Kenny is the hero of the book as well as the main character. You feel when the story is over that she will be fine and she will be well. She does find good things and goodness, her best friend, her friend's dad, some good teachers, photography, and her love for Daphne. It is heart-wrenching getting there but worth the read. The only thing is... this book haunted me. As a high school librarian I met many students over the years who were prickly, seemed to be negative, guarded, and operated on the edge of being disrespectful. I, like many, would lose patience with them and perhaps just didn't understand that they needed to be “seen” in a different way.

Here is what I really didn't like – the cover of my hard copy book where Kenny is shown in a dress which she never wore, sitting on the porch of the duplex with the wrong house number on the door!

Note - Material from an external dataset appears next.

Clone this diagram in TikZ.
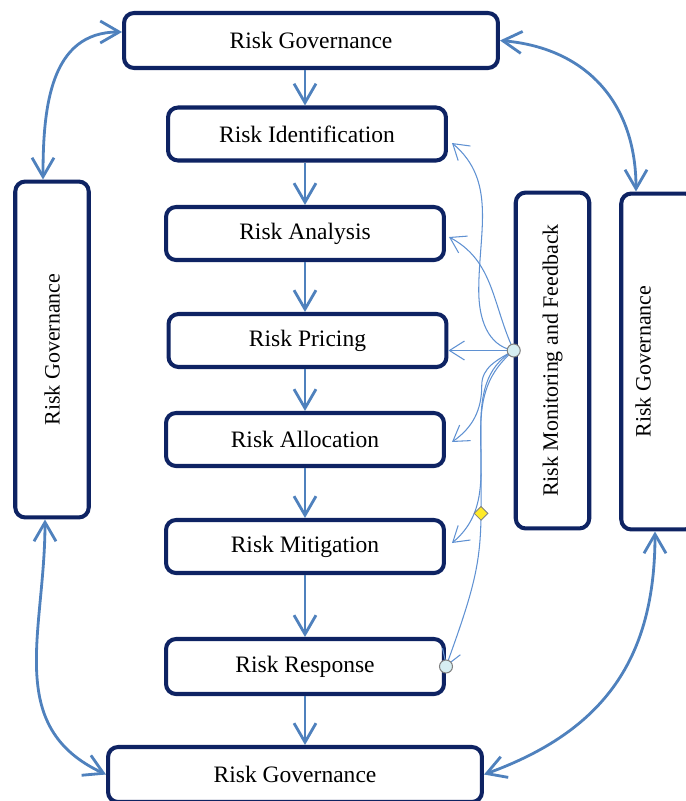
\documentclass[tikz,border=0pt]{standalone}
\usepackage{fontspec}
\setmainfont{Liberation Serif}
\usepackage{tikz}
\usetikzlibrary{arrows.meta, calc, shapes.geometric}
\definecolor{navy}{RGB}{14,35,99}
\definecolor{steel}{RGB}{79,129,189}
\definecolor{thinblue}{RGB}{95,145,210}
\definecolor{handlecyan}{RGB}{214,238,242}
\definecolor{handleyellow}{RGB}{255,234,40}
\tikzset{
    >={Straight Barb[length=0.38cm, width=0.44cm]},
    block/.style={draw=navy, line width=2.3pt, rounded corners=0.2cm,
        minimum width=5.56cm, minimum height=1.06cm, font=\fontsize{13.4}{16}\selectfont},
    govbox/.style={block, minimum width=7.48cm, minimum height=1.1cm},
    vblock/.style={block, minimum width=1.47cm, minimum height=6.72cm, font=\fontsize{12.5}{15}\selectfont},
    flow/.style={steel, line width=1.6pt},
    link/.style={thinblue, line width=0.6pt, -{Straight Barb[length=0.3cm, width=0.38cm]}},
    handle/.style={circle, draw=gray, fill=handlecyan, line width=0.6pt, minimum size=0.26cm, inner sep=0pt},
    adjust/.style={diamond, draw=gray, fill=handleyellow, line width=0.5pt, minimum size=0.28cm, inner sep=0pt},
}

\begin{document}
\begin{tikzpicture}[x=0.02cm, y=0.02cm]
    \useasboundingbox (0,0) rectangle (686,-801);
    \clip (0,0) rectangle (686,-801);
    % main chain
    \node[govbox] (govT) at (311,-40.5) {Risk Governance};
    \node[block] (ident) at (307,-134) {Risk Identification};
    \node[block] (anal) at (305,-233.5) {Risk Analysis};
    \node[block] (pric) at (307.5,-340.5) {Risk Pricing};
    \node[block] (alloc) at (305,-439.5) {Risk Allocation};
    \node[block] (miti) at (305,-546.5) {Risk Mitigation};
    \node[block, minimum height=1.1cm] (resp) at (305,-666.5) {Risk Response};
    \node[govbox] (govB) at (295,-774.5) {Risk Governance};
    % side columns
    \node[vblock] (govL) at (52,-349.5) {\rotatebox{90}{Risk Governance}};
    \node[vblock] (mon) at (552.5,-360.5) {\rotatebox{90}{Risk Monitoring and Feedback}};
    \node[vblock] (govR) at (658,-361.5) {\rotatebox{90}{Risk Governance}\hspace*{0.6cm}};
    \foreach \a/\b in {govT/ident, ident/anal, anal/pric, pric/alloc, alloc/miti, miti/resp, resp/govB}
        \draw[flow, ->] (\a.south -| resp) -- (\b.north -| resp);
    \draw[flow, <->] ([xshift=-0.18cm]govL.north) to[out=90, in=180, looseness=1.1] ([yshift=0.17cm]govT.west);
    \draw[flow, <->] ([xshift=-0.44cm]govR.north) to[out=90, in=-5, looseness=1.1] (govT.east);
    \draw[flow, <->] ([xshift=-0.14cm]govL.south) to[out=-90, in=155, looseness=1.1] (govB.west);
    \draw[flow, <->] ([xshift=-0.06cm]govR.south) to[out=-90, in=20, looseness=1.1] (govB.east);
    % feedback links
    \coordinate (fbStart) at ($(mon.west)+(0,10)$);
    \coordinate (fbEnd) at (resp.east);
    \draw[link] (fbStart) to[out=170, in=-90] ++(-35,60) to[out=90, in=-40] ($(ident.east)+(4,-9)$);
    \draw[link] (fbStart) to[out=115, in=-28] ($(anal.east)+(3,-3.5)$);
    \draw[link] (fbStart) -- (fbStart -| pric.east);
    \draw[link] (fbStart) to[out=-150, in=90] ++(-32,-35) to[out=-90, in=35] ($(alloc.east)+(6,-2.5)$);
    \draw[link] (fbStart) to[out=-150, in=90] ++(-33,-80) to[out=-90, in=40] ($(miti.east)+(6,3.5)$);
    \draw[link] (fbStart) to[out=-140, in=90] ++(-33,-80)
        to[out=-90, in=70, looseness=1.3] node[adjust, pos=0.3] (hD) {} (fbEnd);
    \node[handle] (hA) at (fbStart) {};
    \node[handle] (hB) at (fbEnd) {};
\end{tikzpicture}
\end{document}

Grrrr. I hate that kind of messed up detail.

Monday, May 20, 2013

THE ROAD – Cormac McCarthy


This 2007 winner of the Pulitzer prize is dark and murky, hard, and yet tender. Apparently I simply cannot stop reading post-apocalyptic fiction and I continue to marvel at a good story presented to me by great authors. We will discuss this work on May 20 at the Jay County Public Library and I am almost certain that the very proper good ladies of group will mostly not like it, and perhaps there will be only a few of us who finished it. Update to follow this post after group. That being noted, I loved it and read it twice.

It is disconcerting always to begin a book by an author who uses no quotation marks and haphazardly interjects apostrophes, but one soon gets used to it and it doesn't keep the reader from knowing what is being said or who is speaking. However, I would like to know the reasoning for this style of writing.

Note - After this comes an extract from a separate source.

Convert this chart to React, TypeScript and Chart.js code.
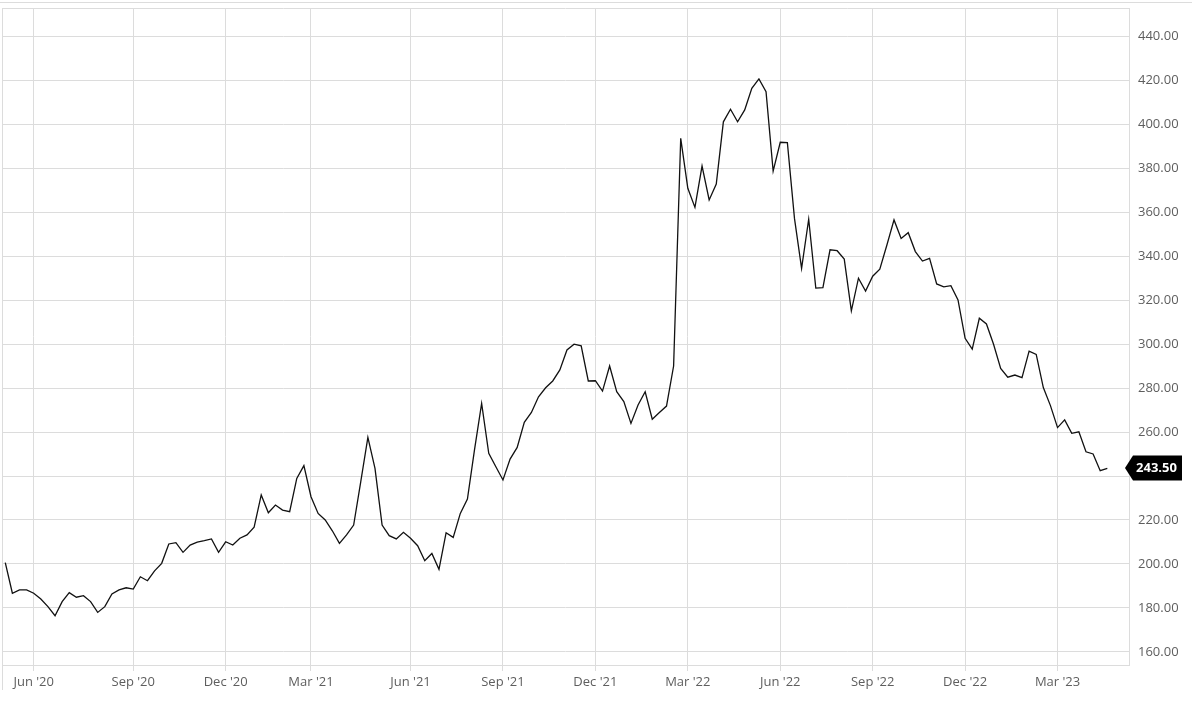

I was hooked on page one with the line, “Like Pilgrims in a fable swallowed up and lost among the inward parts of a granitic beast.” For pilgrims they are and the “granitic beast” is actually the post apocalyptic world they are stuck in. My first sticky note was on page 5, “They set out along the blacktop in the gun-metal light, shuffling through the ash, each the other's world entire,” and already I knew that the-end-of-the-world-as-we-know-it has happened, years have gone by in a type of nuclear winter, and the boy and his father are seeking people and refuge. Reading a book with sparse wording so full of emotion and clear imagery is fun. I admire a writer that can do that so well. It is clear to me why so many say The Road is too dark, too depressing, and yes even boring. Those readers are looking for escape, or plot driven intrigue, or intricate characters. But it is also good to read for the nugget of wisdom hidden in a good story, and a book to make you wonder about what it would be like if the end did come, without codling the reader and making things come out too easily or unbelievably. That is what usually happens in YA lit and we should be beyond that.

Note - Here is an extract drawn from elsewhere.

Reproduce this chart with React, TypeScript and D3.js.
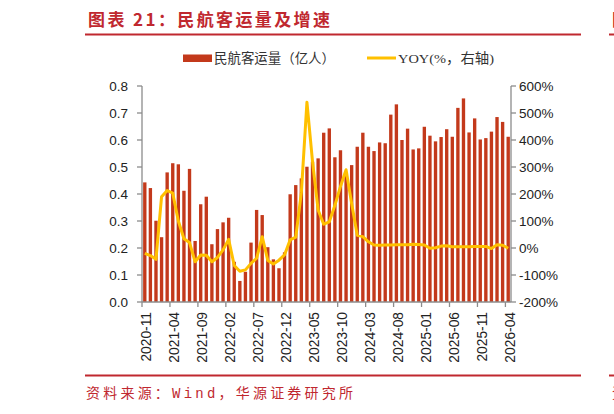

McCarthy makes the reader afraid, and makes one able to anticipate what is going to be down the road when the boy and his father trek on. There are cannibals, marauders, dead carcasses aplenty, much dirty rain, and many cold nights. The father teaches the boy lessons as they travel and also tries sometimes to shelter him from the most ugly or evil for as he says more than once in this book, “...the things you put in our head are there forever.” One can see and feel the textures and colors, and even feel the cold through McCarthy's creative use of language like, “cauterized terrain,” “vestibular calculations,” and “cold autistic dark.”

There are warm scenes also showing the total love and devotion of a parent for a child and a belief that goodness is there but you may have to search for it. Honestly, I don't know why so many people shy away from the tale noir. I find a great dark tale fascinating.